Scan the listing below and copy every line holding "this".
......
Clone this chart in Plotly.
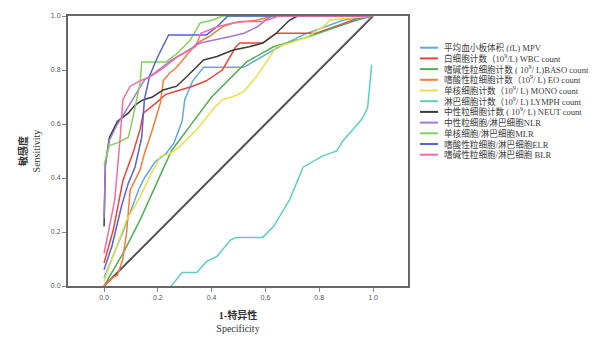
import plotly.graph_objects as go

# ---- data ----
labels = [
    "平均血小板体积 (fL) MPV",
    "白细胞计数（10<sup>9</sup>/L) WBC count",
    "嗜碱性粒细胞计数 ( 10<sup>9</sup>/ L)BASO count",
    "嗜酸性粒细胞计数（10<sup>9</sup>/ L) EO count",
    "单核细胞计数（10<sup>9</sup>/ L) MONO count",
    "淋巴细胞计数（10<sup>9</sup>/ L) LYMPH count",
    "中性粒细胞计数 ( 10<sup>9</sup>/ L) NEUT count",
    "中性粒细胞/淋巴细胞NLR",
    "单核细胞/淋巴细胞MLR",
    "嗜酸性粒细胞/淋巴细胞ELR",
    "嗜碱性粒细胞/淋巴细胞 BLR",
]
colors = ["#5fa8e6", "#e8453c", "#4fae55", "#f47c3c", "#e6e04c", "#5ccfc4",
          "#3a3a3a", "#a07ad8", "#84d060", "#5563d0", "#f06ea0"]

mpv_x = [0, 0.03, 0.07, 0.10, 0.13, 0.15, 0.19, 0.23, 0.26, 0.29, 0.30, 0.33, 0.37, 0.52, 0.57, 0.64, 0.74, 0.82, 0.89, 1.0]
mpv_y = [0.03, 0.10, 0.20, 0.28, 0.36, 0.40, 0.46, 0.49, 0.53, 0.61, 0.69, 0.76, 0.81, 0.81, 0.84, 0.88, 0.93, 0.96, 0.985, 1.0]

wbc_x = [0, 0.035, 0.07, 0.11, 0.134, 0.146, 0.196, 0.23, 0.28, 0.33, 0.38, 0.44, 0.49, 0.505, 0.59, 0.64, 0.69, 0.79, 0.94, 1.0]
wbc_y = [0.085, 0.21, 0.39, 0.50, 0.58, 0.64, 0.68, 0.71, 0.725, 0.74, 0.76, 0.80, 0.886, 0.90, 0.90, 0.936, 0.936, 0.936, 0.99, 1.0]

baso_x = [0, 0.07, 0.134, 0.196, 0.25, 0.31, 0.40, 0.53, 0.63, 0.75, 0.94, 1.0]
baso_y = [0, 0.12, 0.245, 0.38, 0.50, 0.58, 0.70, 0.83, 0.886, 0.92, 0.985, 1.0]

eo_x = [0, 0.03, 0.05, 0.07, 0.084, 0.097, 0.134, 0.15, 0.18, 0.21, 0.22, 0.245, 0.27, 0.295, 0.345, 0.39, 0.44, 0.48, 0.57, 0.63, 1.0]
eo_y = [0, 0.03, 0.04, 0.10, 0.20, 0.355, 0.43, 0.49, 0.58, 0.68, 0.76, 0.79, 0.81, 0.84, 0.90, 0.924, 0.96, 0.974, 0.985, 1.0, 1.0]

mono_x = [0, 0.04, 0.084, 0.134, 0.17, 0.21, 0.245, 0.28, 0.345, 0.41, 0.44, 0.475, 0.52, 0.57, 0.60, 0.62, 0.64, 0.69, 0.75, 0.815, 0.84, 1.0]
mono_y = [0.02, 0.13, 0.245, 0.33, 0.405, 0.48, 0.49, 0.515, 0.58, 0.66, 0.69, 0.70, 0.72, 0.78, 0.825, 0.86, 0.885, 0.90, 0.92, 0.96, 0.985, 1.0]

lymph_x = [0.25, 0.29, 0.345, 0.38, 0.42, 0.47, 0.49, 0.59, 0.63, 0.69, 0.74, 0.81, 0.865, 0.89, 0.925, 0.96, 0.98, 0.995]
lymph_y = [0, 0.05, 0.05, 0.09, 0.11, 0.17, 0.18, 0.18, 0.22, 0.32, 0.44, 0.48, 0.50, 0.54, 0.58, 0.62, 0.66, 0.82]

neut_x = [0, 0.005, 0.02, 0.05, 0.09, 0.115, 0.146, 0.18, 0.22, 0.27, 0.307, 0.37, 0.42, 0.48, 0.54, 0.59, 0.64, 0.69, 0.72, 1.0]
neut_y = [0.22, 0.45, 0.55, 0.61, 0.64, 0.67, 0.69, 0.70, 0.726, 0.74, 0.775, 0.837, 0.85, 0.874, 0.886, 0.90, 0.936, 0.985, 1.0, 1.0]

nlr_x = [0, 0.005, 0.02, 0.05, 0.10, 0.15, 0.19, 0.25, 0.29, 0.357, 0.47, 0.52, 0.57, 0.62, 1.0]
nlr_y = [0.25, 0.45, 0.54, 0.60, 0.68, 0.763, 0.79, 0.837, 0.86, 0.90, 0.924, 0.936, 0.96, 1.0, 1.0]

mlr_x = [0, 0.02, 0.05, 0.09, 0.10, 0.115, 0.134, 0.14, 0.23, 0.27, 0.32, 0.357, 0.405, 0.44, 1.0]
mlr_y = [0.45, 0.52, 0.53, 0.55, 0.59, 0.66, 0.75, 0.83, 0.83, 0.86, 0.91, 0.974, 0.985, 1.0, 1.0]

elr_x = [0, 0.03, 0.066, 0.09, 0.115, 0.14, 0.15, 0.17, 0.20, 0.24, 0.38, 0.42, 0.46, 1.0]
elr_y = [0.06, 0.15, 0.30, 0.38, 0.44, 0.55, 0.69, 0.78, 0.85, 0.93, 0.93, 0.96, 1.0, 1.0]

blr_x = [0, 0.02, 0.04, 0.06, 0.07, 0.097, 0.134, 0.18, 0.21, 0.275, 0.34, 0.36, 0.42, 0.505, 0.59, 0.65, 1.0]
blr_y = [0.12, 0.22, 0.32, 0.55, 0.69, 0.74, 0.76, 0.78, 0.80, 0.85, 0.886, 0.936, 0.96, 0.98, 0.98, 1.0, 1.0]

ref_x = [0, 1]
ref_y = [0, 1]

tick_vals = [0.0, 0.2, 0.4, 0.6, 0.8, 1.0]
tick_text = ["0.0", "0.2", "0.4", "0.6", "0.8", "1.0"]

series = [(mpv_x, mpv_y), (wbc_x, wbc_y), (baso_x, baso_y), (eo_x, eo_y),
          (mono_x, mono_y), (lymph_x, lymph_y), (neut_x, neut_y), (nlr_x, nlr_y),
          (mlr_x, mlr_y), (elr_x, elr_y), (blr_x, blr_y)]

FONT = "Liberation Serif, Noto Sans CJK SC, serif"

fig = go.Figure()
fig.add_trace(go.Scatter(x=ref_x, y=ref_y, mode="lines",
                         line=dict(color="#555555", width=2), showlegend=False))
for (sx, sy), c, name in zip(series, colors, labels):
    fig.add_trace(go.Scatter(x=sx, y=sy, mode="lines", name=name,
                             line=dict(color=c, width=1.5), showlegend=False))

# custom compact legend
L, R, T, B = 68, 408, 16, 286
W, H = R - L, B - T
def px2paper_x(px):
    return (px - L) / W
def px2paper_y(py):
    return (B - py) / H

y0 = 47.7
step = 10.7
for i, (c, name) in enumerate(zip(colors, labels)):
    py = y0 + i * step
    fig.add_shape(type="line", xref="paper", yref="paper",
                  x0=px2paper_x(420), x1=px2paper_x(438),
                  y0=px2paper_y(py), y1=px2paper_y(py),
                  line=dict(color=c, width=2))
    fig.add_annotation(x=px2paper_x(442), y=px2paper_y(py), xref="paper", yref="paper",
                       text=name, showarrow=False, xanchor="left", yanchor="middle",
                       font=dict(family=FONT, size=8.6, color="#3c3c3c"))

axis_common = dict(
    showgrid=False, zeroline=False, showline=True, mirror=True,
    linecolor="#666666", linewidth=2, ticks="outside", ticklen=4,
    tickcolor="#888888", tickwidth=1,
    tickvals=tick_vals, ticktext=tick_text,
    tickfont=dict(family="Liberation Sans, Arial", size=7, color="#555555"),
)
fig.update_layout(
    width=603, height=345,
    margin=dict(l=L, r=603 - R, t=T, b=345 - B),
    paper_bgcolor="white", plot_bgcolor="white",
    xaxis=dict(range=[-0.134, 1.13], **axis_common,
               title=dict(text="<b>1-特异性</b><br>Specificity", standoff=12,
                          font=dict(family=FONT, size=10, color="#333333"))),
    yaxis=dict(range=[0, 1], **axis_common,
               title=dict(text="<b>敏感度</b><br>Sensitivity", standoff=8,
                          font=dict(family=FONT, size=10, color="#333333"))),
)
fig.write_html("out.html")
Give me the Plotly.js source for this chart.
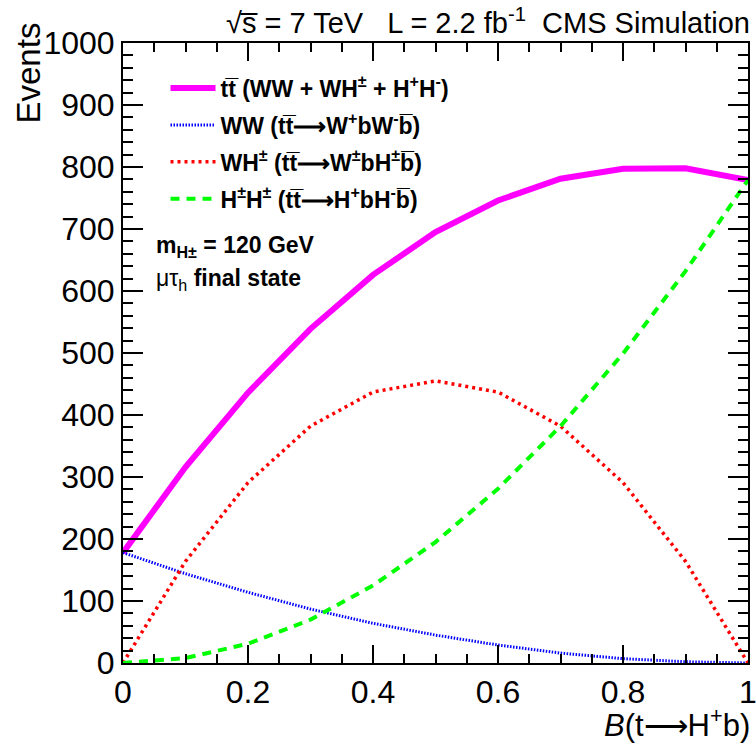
......
Task answer:
Clone this chart in Plotly.
Give me the Plotly.js source for this chart.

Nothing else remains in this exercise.